Lessons learned in Toronto were then transported to i2's headquarters in Dallas, and through the spring of this year i2 tested the software against sample data from Dillard's. Meanwhile, Walls was anxiously waiting back in Little Rock for word on whether the upgrade to DB2 EEE would clear the roadblock. In early May, Vikas Goel and Ed Thompson, the project leaders from i2, walked into the office and gave her the news.
"I knew it was going to be good, because they were grinning from ear to ear," she says. In fact, based on its tests, i2 believes it will be able to process all 15 million SKUs and produce stock replenishment orders in a period of four to five hours. The actual processing time will take a little longer because Dillard's asked for a few extra features. For example, it wants to break the processing up into tiers, so that its most important suppliers—the ones that provide products that bring in the most profits or are in greatest demand—will be processed first.
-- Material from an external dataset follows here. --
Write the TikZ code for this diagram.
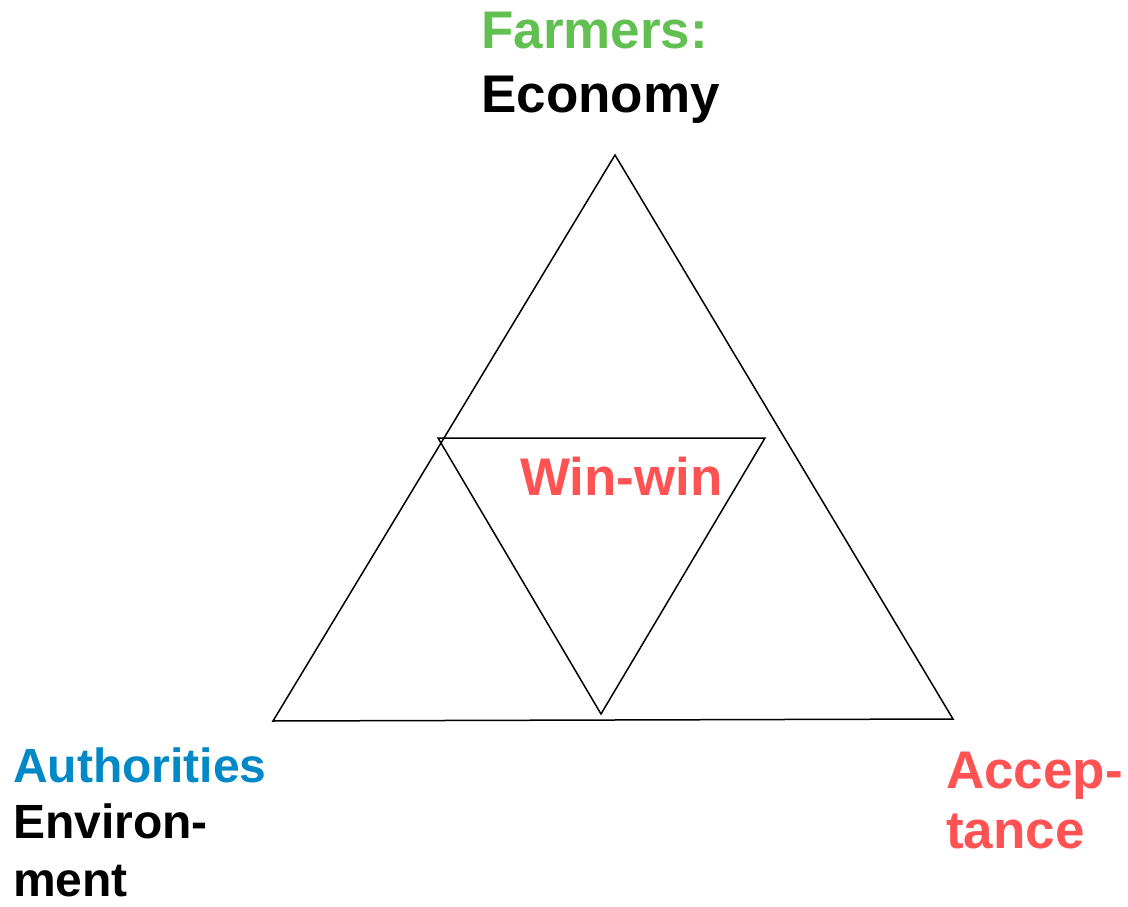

"This was a critical challenge for us," says Goel. "It was important for us in terms of our commitment to Dillard's, but in the bigger picture, the lessons we learned here can be cross-leveraged across the retail industry."
The next few months will prove critical. The rollout onto the DB2 EEE architecture began in mid-June. By Thanksgiving, Dillard's aims to be running all 15 million items through i2's Demand Planner and Replenishment Planner. However, early gains from the limited use of i2's software appear to be showing up in Dillard's inventory turnover rate, which is now slightly better than the industry average. By early next year, Dillard's and i2 should have a better sense of whether the big fix is generating big returns.